The data -
>> Begin

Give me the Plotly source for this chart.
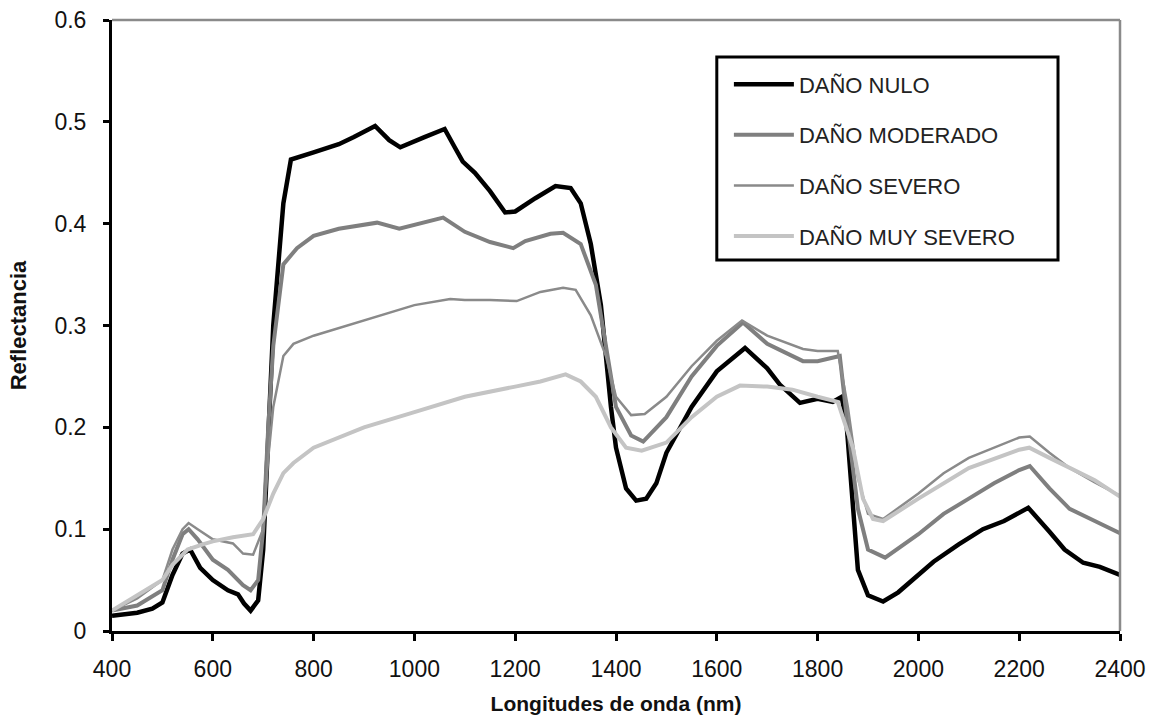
import plotly.graph_objects as go

wl_nulo = [400, 450, 480, 500, 520, 540, 555, 575, 600, 630, 650, 662, 675, 690, 700, 710, 720, 740, 755, 800, 850, 880, 922, 950, 972, 1020, 1060, 1080, 1096, 1120, 1150, 1180, 1200, 1240, 1280, 1310, 1330, 1350, 1370, 1390, 1400, 1420, 1440, 1460, 1480, 1500, 1550, 1600, 1656, 1700, 1725, 1765, 1800, 1830, 1848, 1858, 1870, 1880, 1900, 1930, 1960, 2000, 2030, 2080, 2128, 2170, 2218, 2261, 2290, 2327, 2360, 2400]
r_nulo = [0.015, 0.018, 0.022, 0.028, 0.055, 0.076, 0.080, 0.062, 0.050, 0.040, 0.036, 0.027, 0.020, 0.030, 0.080, 0.200, 0.300, 0.420, 0.463, 0.470, 0.478, 0.485, 0.496, 0.482, 0.475, 0.485, 0.493, 0.475, 0.461, 0.450, 0.432, 0.411, 0.412, 0.425, 0.437, 0.435, 0.420, 0.380, 0.320, 0.220, 0.180, 0.140, 0.128, 0.130, 0.145, 0.175, 0.220, 0.255, 0.278, 0.258, 0.242, 0.224, 0.228, 0.225, 0.230, 0.200, 0.120, 0.060, 0.035, 0.029, 0.038, 0.055, 0.068, 0.085, 0.100, 0.108, 0.121, 0.097, 0.080, 0.067, 0.063, 0.055]

wl_mod = [400, 450, 500, 520, 540, 552, 570, 600, 630, 660, 675, 690, 700, 710, 720, 740, 767, 800, 850, 926, 970, 1000, 1057, 1100, 1150, 1196, 1220, 1270, 1295, 1330, 1360, 1380, 1400, 1430, 1454, 1500, 1550, 1600, 1652, 1700, 1771, 1800, 1844, 1860, 1880, 1900, 1934, 2000, 2050, 2100, 2150, 2200, 2221, 2260, 2300, 2350, 2400]
r_mod = [0.020, 0.025, 0.040, 0.070, 0.095, 0.100, 0.090, 0.070, 0.060, 0.045, 0.040, 0.050, 0.100, 0.200, 0.280, 0.360, 0.376, 0.388, 0.395, 0.401, 0.395, 0.399, 0.406, 0.392, 0.382, 0.376, 0.383, 0.390, 0.391, 0.380, 0.340, 0.280, 0.220, 0.192, 0.186, 0.210, 0.250, 0.280, 0.303, 0.282, 0.265, 0.265, 0.270, 0.200, 0.120, 0.080, 0.072, 0.095, 0.115, 0.130, 0.145, 0.158, 0.162, 0.140, 0.120, 0.108, 0.096]

wl_sev = [400, 450, 500, 520, 540, 552, 570, 600, 640, 660, 680, 700, 710, 720, 740, 760, 800, 900, 1000, 1071, 1100, 1150, 1203, 1250, 1295, 1320, 1350, 1380, 1400, 1430, 1457, 1500, 1550, 1600, 1650, 1700, 1771, 1800, 1840, 1860, 1880, 1900, 1930, 2000, 2050, 2100, 2150, 2200, 2221, 2260, 2300, 2350, 2400]
r_sev = [0.020, 0.032, 0.050, 0.080, 0.100, 0.106, 0.100, 0.090, 0.086, 0.076, 0.075, 0.100, 0.170, 0.220, 0.270, 0.282, 0.290, 0.305, 0.320, 0.326, 0.325, 0.325, 0.324, 0.333, 0.337, 0.335, 0.310, 0.270, 0.230, 0.212, 0.213, 0.230, 0.260, 0.285, 0.305, 0.290, 0.277, 0.275, 0.275, 0.220, 0.150, 0.115, 0.110, 0.135, 0.155, 0.170, 0.180, 0.190, 0.191, 0.175, 0.160, 0.146, 0.133]

wl_muy = [400, 450, 500, 520, 550, 580, 600, 640, 680, 700, 720, 740, 760, 800, 900, 1000, 1100, 1200, 1250, 1300, 1330, 1360, 1390, 1420, 1451, 1500, 1550, 1600, 1646, 1700, 1750, 1800, 1840, 1870, 1890, 1910, 1930, 2000, 2100, 2200, 2220, 2260, 2300, 2350, 2400]
r_muy = [0.020, 0.035, 0.050, 0.065, 0.080, 0.085, 0.088, 0.092, 0.095, 0.110, 0.135, 0.155, 0.165, 0.180, 0.200, 0.215, 0.230, 0.240, 0.245, 0.252, 0.245, 0.230, 0.200, 0.180, 0.177, 0.185, 0.210, 0.230, 0.241, 0.240, 0.237, 0.230, 0.225, 0.180, 0.130, 0.110, 0.108, 0.130, 0.160, 0.178, 0.180, 0.170, 0.160, 0.148, 0.132]

names = ["DAÑO NULO", "DAÑO MODERADO", "DAÑO SEVERO", "DAÑO MUY SEVERO"]
xs = [wl_nulo, wl_mod, wl_sev, wl_muy]
ys = [r_nulo, r_mod, r_sev, r_muy]
colors = ["#000000", "#7f7f7f", "#8a8a8a", "#c4c4c4"]
widths = [4.5, 4, 2.5, 4]

fig = go.Figure()
for i in range(4):
    fig.add_trace(go.Scatter(x=xs[i], y=ys[i], mode="lines", name=names[i],
                             line=dict(color=colors[i], width=widths[i]),
                             legendgroup=str(i)))

font = "Liberation Sans, Arial, sans-serif"
fig.update_layout(
    width=1149, height=725,
    margin=dict(l=112, r=29, t=20, b=94),
    plot_bgcolor="white", paper_bgcolor="white",
    font=dict(family=font, size=22, color="#111"),
    showlegend=True,
    legend=dict(x=0.612, y=0.929, xanchor="left", yanchor="top",
                borderwidth=0, bgcolor="rgba(0,0,0,0)",
                font=dict(size=22, color="#222"), tracegroupgap=19,
                traceorder="grouped", itemwidth=60),
    xaxis=dict(range=[400, 2400], tickmode="array",
               tickvals=[400, 600, 800, 1000, 1200, 1400, 1600, 1800, 2000, 2200, 2400],
               showgrid=False, zeroline=False, showline=True, linecolor="black", linewidth=3,
               ticks="outside", ticklen=7, tickwidth=3, tickcolor="black",
               tickfont=dict(size=23), ticklabelstandoff=8, automargin=False,
               ticklabeloverflow="allow",
               title=dict(text="<b>Longitudes de onda (nm)</b>", font=dict(size=21), standoff=16)),
    yaxis=dict(range=[0, 0.6], tickvals=[0, 0.1, 0.2, 0.3, 0.4, 0.5, 0.6],
               ticktext=["0", "0.1", "0.2", "0.3", "0.4", "0.5", "0.6"],
               showgrid=False, zeroline=False, showline=True, linecolor="black", linewidth=3,
               ticks="outside", ticklen=6, tickwidth=3, tickcolor="black",
               tickfont=dict(size=23), ticklabelstandoff=12, automargin=False,
               ticklabeloverflow="allow",
               title=dict(text="<b>Reflectancia</b>", font=dict(size=22), standoff=22)),
    shapes=[
        dict(type="line", xref="paper", yref="paper", x0=0, x1=1, y0=1, y1=1,
             line=dict(color="#8a8a8a", width=2.5)),
        dict(type="line", xref="paper", yref="paper", x0=1, x1=1, y0=0, y1=1,
             line=dict(color="#8a8a8a", width=2.5)),
        dict(type="rect", xref="paper", yref="paper", x0=0.600, x1=0.9385, y0=0.6072, y1=0.9394,
             line=dict(color="black", width=3), fillcolor="rgba(0,0,0,0)"),
    ],
)

fig.write_html("out.html", config={"displayModeBar": False},
               post_script="document.body.style.margin='0';document.body.style.overflow='hidden';")
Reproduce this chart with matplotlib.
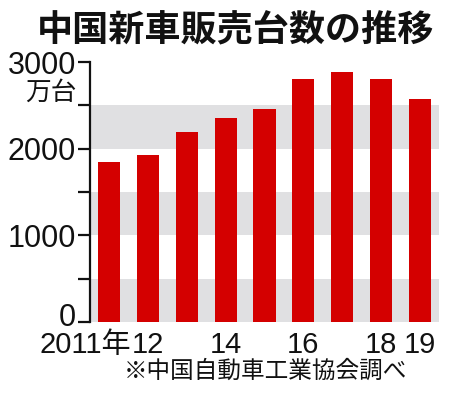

>> End

Exercise details - Quote the material word for word, dropping any images it holds.

The completed task -
Give me the Plotly source for this chart.
import plotly.graph_objects as go

wl_nulo = [400, 450, 480, 500, 520, 540, 555, 575, 600, 630, 650, 662, 675, 690, 700, 710, 720, 740, 755, 800, 850, 880, 922, 950, 972, 1020, 1060, 1080, 1096, 1120, 1150, 1180, 1200, 1240, 1280, 1310, 1330, 1350, 1370, 1390, 1400, 1420, 1440, 1460, 1480, 1500, 1550, 1600, 1656, 1700, 1725, 1765, 1800, 1830, 1848, 1858, 1870, 1880, 1900, 1930, 1960, 2000, 2030, 2080, 2128, 2170, 2218, 2261, 2290, 2327, 2360, 2400]
r_nulo = [0.015, 0.018, 0.022, 0.028, 0.055, 0.076, 0.080, 0.062, 0.050, 0.040, 0.036, 0.027, 0.020, 0.030, 0.080, 0.200, 0.300, 0.420, 0.463, 0.470, 0.478, 0.485, 0.496, 0.482, 0.475, 0.485, 0.493, 0.475, 0.461, 0.450, 0.432, 0.411, 0.412, 0.425, 0.437, 0.435, 0.420, 0.380, 0.320, 0.220, 0.180, 0.140, 0.128, 0.130, 0.145, 0.175, 0.220, 0.255, 0.278, 0.258, 0.242, 0.224, 0.228, 0.225, 0.230, 0.200, 0.120, 0.060, 0.035, 0.029, 0.038, 0.055, 0.068, 0.085, 0.100, 0.108, 0.121, 0.097, 0.080, 0.067, 0.063, 0.055]

wl_mod = [400, 450, 500, 520, 540, 552, 570, 600, 630, 660, 675, 690, 700, 710, 720, 740, 767, 800, 850, 926, 970, 1000, 1057, 1100, 1150, 1196, 1220, 1270, 1295, 1330, 1360, 1380, 1400, 1430, 1454, 1500, 1550, 1600, 1652, 1700, 1771, 1800, 1844, 1860, 1880, 1900, 1934, 2000, 2050, 2100, 2150, 2200, 2221, 2260, 2300, 2350, 2400]
r_mod = [0.020, 0.025, 0.040, 0.070, 0.095, 0.100, 0.090, 0.070, 0.060, 0.045, 0.040, 0.050, 0.100, 0.200, 0.280, 0.360, 0.376, 0.388, 0.395, 0.401, 0.395, 0.399, 0.406, 0.392, 0.382, 0.376, 0.383, 0.390, 0.391, 0.380, 0.340, 0.280, 0.220, 0.192, 0.186, 0.210, 0.250, 0.280, 0.303, 0.282, 0.265, 0.265, 0.270, 0.200, 0.120, 0.080, 0.072, 0.095, 0.115, 0.130, 0.145, 0.158, 0.162, 0.140, 0.120, 0.108, 0.096]

wl_sev = [400, 450, 500, 520, 540, 552, 570, 600, 640, 660, 680, 700, 710, 720, 740, 760, 800, 900, 1000, 1071, 1100, 1150, 1203, 1250, 1295, 1320, 1350, 1380, 1400, 1430, 1457, 1500, 1550, 1600, 1650, 1700, 1771, 1800, 1840, 1860, 1880, 1900, 1930, 2000, 2050, 2100, 2150, 2200, 2221, 2260, 2300, 2350, 2400]
r_sev = [0.020, 0.032, 0.050, 0.080, 0.100, 0.106, 0.100, 0.090, 0.086, 0.076, 0.075, 0.100, 0.170, 0.220, 0.270, 0.282, 0.290, 0.305, 0.320, 0.326, 0.325, 0.325, 0.324, 0.333, 0.337, 0.335, 0.310, 0.270, 0.230, 0.212, 0.213, 0.230, 0.260, 0.285, 0.305, 0.290, 0.277, 0.275, 0.275, 0.220, 0.150, 0.115, 0.110, 0.135, 0.155, 0.170, 0.180, 0.190, 0.191, 0.175, 0.160, 0.146, 0.133]

wl_muy = [400, 450, 500, 520, 550, 580, 600, 640, 680, 700, 720, 740, 760, 800, 900, 1000, 1100, 1200, 1250, 1300, 1330, 1360, 1390, 1420, 1451, 1500, 1550, 1600, 1646, 1700, 1750, 1800, 1840, 1870, 1890, 1910, 1930, 2000, 2100, 2200, 2220, 2260, 2300, 2350, 2400]
r_muy = [0.020, 0.035, 0.050, 0.065, 0.080, 0.085, 0.088, 0.092, 0.095, 0.110, 0.135, 0.155, 0.165, 0.180, 0.200, 0.215, 0.230, 0.240, 0.245, 0.252, 0.245, 0.230, 0.200, 0.180, 0.177, 0.185, 0.210, 0.230, 0.241, 0.240, 0.237, 0.230, 0.225, 0.180, 0.130, 0.110, 0.108, 0.130, 0.160, 0.178, 0.180, 0.170, 0.160, 0.148, 0.132]

names = ["DAÑO NULO", "DAÑO MODERADO", "DAÑO SEVERO", "DAÑO MUY SEVERO"]
xs = [wl_nulo, wl_mod, wl_sev, wl_muy]
ys = [r_nulo, r_mod, r_sev, r_muy]
colors = ["#000000", "#7f7f7f", "#8a8a8a", "#c4c4c4"]
widths = [4.5, 4, 2.5, 4]

fig = go.Figure()
for i in range(4):
    fig.add_trace(go.Scatter(x=xs[i], y=ys[i], mode="lines", name=names[i],
                             line=dict(color=colors[i], width=widths[i]),
                             legendgroup=str(i)))

font = "Liberation Sans, Arial, sans-serif"
fig.update_layout(
    width=1149, height=725,
    margin=dict(l=112, r=29, t=20, b=94),
    plot_bgcolor="white", paper_bgcolor="white",
    font=dict(family=font, size=22, color="#111"),
    showlegend=True,
    legend=dict(x=0.612, y=0.929, xanchor="left", yanchor="top",
                borderwidth=0, bgcolor="rgba(0,0,0,0)",
                font=dict(size=22, color="#222"), tracegroupgap=19,
                traceorder="grouped", itemwidth=60),
    xaxis=dict(range=[400, 2400], tickmode="array",
               tickvals=[400, 600, 800, 1000, 1200, 1400, 1600, 1800, 2000, 2200, 2400],
               showgrid=False, zeroline=False, showline=True, linecolor="black", linewidth=3,
               ticks="outside", ticklen=7, tickwidth=3, tickcolor="black",
               tickfont=dict(size=23), ticklabelstandoff=8, automargin=False,
               ticklabeloverflow="allow",
               title=dict(text="<b>Longitudes de onda (nm)</b>", font=dict(size=21), standoff=16)),
    yaxis=dict(range=[0, 0.6], tickvals=[0, 0.1, 0.2, 0.3, 0.4, 0.5, 0.6],
               ticktext=["0", "0.1", "0.2", "0.3", "0.4", "0.5", "0.6"],
               showgrid=False, zeroline=False, showline=True, linecolor="black", linewidth=3,
               ticks="outside", ticklen=6, tickwidth=3, tickcolor="black",
               tickfont=dict(size=23), ticklabelstandoff=12, automargin=False,
               ticklabeloverflow="allow",
               title=dict(text="<b>Reflectancia</b>", font=dict(size=22), standoff=22)),
    shapes=[
        dict(type="line", xref="paper", yref="paper", x0=0, x1=1, y0=1, y1=1,
             line=dict(color="#8a8a8a", width=2.5)),
        dict(type="line", xref="paper", yref="paper", x0=1, x1=1, y0=0, y1=1,
             line=dict(color="#8a8a8a", width=2.5)),
        dict(type="rect", xref="paper", yref="paper", x0=0.600, x1=0.9385, y0=0.6072, y1=0.9394,
             line=dict(color="black", width=3), fillcolor="rgba(0,0,0,0)"),
    ],
)

fig.write_html("out.html", config={"displayModeBar": False},
               post_script="document.body.style.margin='0';document.body.style.overflow='hidden';")
Reproduce this chart with matplotlib.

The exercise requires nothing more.